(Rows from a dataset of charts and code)

------------------------------------------------------------------------

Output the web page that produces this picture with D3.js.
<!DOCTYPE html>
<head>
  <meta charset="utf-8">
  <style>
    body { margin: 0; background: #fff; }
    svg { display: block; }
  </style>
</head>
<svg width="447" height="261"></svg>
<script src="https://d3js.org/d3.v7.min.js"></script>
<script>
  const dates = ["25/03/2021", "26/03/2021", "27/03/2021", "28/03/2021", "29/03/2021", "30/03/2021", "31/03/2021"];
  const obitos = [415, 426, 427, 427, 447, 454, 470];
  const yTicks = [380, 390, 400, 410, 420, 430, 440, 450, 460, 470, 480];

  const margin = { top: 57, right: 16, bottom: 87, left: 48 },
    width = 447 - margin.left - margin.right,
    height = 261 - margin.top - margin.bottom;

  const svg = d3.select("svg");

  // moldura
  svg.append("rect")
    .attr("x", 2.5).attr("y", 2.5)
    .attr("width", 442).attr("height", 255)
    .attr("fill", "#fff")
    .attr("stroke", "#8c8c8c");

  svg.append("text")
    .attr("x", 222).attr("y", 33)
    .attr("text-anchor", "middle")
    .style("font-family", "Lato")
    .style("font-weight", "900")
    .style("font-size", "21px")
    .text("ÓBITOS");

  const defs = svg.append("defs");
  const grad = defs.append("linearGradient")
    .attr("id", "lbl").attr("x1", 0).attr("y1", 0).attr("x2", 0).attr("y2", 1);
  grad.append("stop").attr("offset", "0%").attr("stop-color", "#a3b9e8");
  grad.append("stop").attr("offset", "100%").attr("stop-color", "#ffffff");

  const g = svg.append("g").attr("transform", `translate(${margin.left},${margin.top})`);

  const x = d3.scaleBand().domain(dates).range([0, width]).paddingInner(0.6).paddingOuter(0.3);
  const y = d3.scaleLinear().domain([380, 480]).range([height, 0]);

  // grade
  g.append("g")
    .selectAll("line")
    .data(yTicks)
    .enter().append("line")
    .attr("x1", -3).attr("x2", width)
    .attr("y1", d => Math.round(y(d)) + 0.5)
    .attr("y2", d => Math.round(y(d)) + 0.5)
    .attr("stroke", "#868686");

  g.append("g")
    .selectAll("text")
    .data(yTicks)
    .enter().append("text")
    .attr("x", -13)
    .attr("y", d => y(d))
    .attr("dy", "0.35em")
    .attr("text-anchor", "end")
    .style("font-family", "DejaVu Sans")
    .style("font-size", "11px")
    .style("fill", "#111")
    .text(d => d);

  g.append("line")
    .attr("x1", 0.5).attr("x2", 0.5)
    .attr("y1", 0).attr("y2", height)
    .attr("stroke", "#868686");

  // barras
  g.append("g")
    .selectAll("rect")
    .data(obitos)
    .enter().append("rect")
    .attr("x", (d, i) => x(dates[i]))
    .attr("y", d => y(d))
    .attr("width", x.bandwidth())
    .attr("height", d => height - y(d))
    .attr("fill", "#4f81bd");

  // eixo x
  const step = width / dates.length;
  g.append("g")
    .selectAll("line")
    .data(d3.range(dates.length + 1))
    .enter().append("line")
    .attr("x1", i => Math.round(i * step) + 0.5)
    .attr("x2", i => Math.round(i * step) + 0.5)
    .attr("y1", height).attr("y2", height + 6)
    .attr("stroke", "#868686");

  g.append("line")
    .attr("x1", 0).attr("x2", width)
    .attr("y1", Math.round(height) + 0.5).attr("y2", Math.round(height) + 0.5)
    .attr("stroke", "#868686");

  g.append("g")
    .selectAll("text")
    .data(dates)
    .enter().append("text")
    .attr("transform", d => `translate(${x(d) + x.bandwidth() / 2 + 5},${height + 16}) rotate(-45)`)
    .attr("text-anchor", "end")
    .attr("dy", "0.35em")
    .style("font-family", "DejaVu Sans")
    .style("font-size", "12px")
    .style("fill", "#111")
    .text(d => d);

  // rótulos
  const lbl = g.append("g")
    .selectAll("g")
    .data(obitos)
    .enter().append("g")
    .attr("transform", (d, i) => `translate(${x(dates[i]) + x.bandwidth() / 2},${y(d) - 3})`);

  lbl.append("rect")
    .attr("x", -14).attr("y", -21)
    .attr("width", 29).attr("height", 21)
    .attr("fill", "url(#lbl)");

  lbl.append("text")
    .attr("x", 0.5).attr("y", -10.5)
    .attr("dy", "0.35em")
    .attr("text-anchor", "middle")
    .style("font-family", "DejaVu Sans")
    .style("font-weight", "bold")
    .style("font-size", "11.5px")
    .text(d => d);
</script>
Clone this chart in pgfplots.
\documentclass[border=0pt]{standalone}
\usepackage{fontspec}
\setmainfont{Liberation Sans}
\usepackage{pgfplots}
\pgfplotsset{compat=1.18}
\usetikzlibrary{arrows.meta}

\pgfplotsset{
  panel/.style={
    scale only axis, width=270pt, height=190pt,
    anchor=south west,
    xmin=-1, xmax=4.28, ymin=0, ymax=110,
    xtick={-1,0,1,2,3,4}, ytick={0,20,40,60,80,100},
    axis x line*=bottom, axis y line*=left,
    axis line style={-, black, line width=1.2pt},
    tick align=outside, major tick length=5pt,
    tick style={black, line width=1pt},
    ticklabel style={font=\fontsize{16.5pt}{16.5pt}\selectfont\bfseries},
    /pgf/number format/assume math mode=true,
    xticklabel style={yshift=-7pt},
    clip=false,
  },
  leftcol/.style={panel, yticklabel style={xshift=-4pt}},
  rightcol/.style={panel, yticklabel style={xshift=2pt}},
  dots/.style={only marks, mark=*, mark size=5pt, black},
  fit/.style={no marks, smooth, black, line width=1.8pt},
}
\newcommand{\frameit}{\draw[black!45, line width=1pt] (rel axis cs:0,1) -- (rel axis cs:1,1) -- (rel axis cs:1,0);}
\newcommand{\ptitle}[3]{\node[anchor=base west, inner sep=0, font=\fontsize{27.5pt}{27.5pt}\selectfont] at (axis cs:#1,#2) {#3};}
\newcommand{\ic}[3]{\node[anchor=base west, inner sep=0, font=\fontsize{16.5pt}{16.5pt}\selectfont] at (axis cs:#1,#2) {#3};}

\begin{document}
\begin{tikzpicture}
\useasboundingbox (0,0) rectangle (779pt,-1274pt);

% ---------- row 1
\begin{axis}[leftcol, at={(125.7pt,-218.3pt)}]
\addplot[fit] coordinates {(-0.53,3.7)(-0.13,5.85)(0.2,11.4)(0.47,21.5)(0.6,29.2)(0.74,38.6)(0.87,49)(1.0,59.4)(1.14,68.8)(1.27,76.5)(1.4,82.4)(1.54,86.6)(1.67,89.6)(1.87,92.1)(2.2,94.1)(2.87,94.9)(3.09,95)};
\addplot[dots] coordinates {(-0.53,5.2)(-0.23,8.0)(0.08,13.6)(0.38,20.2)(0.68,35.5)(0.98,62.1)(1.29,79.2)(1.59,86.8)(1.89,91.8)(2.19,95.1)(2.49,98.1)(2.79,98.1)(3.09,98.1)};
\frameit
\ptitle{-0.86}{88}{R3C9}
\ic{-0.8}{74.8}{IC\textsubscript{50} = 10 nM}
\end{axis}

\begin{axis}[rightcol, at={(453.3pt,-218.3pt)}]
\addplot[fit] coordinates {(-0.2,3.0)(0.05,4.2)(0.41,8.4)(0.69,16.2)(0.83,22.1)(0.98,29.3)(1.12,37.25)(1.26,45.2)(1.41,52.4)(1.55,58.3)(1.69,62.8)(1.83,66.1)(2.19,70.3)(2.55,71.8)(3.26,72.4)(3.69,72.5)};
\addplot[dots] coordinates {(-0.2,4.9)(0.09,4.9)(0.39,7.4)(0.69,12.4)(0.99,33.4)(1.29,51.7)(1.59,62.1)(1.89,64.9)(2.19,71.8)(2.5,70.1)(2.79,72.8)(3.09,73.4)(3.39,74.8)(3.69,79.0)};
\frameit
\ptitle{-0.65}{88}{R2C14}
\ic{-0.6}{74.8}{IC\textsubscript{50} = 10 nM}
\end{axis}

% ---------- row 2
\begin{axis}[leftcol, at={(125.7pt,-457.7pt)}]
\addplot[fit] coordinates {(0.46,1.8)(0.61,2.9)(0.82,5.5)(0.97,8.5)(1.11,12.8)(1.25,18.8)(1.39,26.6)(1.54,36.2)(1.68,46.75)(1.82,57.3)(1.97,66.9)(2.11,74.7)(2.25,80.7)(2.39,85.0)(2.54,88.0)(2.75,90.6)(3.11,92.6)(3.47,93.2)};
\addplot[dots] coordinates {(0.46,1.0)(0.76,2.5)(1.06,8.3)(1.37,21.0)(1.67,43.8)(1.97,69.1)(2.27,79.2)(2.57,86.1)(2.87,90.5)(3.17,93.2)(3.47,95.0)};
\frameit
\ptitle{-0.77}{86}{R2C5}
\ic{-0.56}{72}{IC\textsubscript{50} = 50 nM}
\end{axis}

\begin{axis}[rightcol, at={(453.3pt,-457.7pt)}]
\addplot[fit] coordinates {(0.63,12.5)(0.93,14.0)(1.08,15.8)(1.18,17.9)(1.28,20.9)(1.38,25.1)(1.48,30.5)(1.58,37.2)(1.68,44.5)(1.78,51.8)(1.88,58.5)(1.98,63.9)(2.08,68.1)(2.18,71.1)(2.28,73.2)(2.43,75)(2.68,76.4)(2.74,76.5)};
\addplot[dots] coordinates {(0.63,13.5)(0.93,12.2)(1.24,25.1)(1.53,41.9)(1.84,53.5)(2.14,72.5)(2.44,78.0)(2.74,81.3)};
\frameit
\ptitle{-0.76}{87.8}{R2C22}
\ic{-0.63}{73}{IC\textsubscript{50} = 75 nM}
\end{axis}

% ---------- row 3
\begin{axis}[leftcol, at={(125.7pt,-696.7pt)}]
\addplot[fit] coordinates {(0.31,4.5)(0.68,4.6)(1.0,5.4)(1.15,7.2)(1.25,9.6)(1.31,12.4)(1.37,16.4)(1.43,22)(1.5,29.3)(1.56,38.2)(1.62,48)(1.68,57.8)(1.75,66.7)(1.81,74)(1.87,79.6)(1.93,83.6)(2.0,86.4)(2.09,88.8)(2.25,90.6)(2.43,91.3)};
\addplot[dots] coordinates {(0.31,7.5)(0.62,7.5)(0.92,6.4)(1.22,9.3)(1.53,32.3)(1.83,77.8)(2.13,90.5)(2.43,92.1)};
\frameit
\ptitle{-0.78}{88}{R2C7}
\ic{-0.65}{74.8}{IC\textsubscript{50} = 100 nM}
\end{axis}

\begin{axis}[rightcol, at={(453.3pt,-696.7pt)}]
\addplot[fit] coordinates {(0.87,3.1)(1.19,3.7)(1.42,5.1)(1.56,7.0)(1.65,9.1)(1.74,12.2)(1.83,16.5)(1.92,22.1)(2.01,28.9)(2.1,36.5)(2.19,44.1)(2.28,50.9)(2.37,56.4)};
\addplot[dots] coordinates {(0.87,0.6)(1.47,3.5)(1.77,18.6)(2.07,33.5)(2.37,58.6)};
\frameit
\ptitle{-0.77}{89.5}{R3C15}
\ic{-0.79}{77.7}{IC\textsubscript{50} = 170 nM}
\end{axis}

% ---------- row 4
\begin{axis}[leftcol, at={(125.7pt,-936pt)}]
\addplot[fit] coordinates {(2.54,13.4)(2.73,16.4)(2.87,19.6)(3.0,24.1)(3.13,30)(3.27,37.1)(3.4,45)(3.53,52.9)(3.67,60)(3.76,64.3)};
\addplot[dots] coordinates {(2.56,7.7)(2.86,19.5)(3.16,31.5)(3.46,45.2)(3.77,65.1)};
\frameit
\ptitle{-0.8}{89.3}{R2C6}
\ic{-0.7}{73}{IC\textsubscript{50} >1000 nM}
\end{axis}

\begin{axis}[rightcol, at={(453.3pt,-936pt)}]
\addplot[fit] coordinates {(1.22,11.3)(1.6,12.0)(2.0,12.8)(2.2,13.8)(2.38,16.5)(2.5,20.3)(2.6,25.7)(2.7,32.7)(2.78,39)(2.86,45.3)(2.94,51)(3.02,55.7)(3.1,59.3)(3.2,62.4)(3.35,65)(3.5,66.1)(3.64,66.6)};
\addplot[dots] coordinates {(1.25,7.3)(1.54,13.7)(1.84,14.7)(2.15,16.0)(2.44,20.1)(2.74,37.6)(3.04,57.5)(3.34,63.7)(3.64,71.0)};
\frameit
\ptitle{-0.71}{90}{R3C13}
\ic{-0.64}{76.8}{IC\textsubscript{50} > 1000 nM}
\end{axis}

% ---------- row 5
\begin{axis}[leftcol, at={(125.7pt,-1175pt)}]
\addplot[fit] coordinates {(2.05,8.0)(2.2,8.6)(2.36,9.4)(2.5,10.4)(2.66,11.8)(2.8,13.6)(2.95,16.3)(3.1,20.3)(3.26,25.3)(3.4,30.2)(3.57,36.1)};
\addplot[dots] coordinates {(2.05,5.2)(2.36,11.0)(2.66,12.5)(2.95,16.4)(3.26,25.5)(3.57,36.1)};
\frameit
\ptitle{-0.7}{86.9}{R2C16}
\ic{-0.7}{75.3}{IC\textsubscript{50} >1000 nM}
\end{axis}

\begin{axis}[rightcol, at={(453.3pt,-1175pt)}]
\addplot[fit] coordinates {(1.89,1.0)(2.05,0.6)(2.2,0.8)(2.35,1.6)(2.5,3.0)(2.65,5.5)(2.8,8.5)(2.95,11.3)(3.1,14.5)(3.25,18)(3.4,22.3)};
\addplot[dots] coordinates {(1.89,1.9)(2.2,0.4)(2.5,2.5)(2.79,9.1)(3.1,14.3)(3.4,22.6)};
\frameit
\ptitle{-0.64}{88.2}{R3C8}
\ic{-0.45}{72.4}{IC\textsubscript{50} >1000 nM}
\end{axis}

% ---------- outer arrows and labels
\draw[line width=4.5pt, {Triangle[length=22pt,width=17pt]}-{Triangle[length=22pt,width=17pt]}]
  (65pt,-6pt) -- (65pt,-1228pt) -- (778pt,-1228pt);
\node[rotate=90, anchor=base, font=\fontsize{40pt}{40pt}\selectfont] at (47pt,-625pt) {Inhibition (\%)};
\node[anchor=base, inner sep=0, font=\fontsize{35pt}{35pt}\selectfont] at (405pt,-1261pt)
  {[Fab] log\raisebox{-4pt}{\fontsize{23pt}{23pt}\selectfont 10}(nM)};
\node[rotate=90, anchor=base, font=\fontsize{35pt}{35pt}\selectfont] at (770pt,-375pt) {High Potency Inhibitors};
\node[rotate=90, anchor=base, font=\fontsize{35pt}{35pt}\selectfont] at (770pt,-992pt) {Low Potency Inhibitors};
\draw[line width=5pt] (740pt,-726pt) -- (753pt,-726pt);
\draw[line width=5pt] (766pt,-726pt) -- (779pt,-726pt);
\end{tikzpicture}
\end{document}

------------------------------------------------------------------------

* _Goal of the exercise_: Take the entries above and copy them exactly from the first line through the line with "d3.scaleLinear().domain([380, 480]).range([height, 0]);"; leave out every line after it.

* _Result of the exercise_:
Output the web page that produces this picture with D3.js.
<!DOCTYPE html>
<head>
  <meta charset="utf-8">
  <style>
    body { margin: 0; background: #fff; }
    svg { display: block; }
  </style>
</head>
<svg width="447" height="261"></svg>
<script src="https://d3js.org/d3.v7.min.js"></script>
<script>
  const dates = ["25/03/2021", "26/03/2021", "27/03/2021", "28/03/2021", "29/03/2021", "30/03/2021", "31/03/2021"];
  const obitos = [415, 426, 427, 427, 447, 454, 470];
  const yTicks = [380, 390, 400, 410, 420, 430, 440, 450, 460, 470, 480];

  const margin = { top: 57, right: 16, bottom: 87, left: 48 },
    width = 447 - margin.left - margin.right,
    height = 261 - margin.top - margin.bottom;

  const svg = d3.select("svg");

  // moldura
  svg.append("rect")
    .attr("x", 2.5).attr("y", 2.5)
    .attr("width", 442).attr("height", 255)
    .attr("fill", "#fff")
    .attr("stroke", "#8c8c8c");

  svg.append("text")
    .attr("x", 222).attr("y", 33)
    .attr("text-anchor", "middle")
    .style("font-family", "Lato")
    .style("font-weight", "900")
    .style("font-size", "21px")
    .text("ÓBITOS");

  const defs = svg.append("defs");
  const grad = defs.append("linearGradient")
    .attr("id", "lbl").attr("x1", 0).attr("y1", 0).attr("x2", 0).attr("y2", 1);
  grad.append("stop").attr("offset", "0%").attr("stop-color", "#a3b9e8");
  grad.append("stop").attr("offset", "100%").attr("stop-color", "#ffffff");

  const g = svg.append("g").attr("transform", `translate(${margin.left},${margin.top})`);

  const x = d3.scaleBand().domain(dates).range([0, width]).paddingInner(0.6).paddingOuter(0.3);
  const y = d3.scaleLinear().domain([380, 480]).range([height, 0]);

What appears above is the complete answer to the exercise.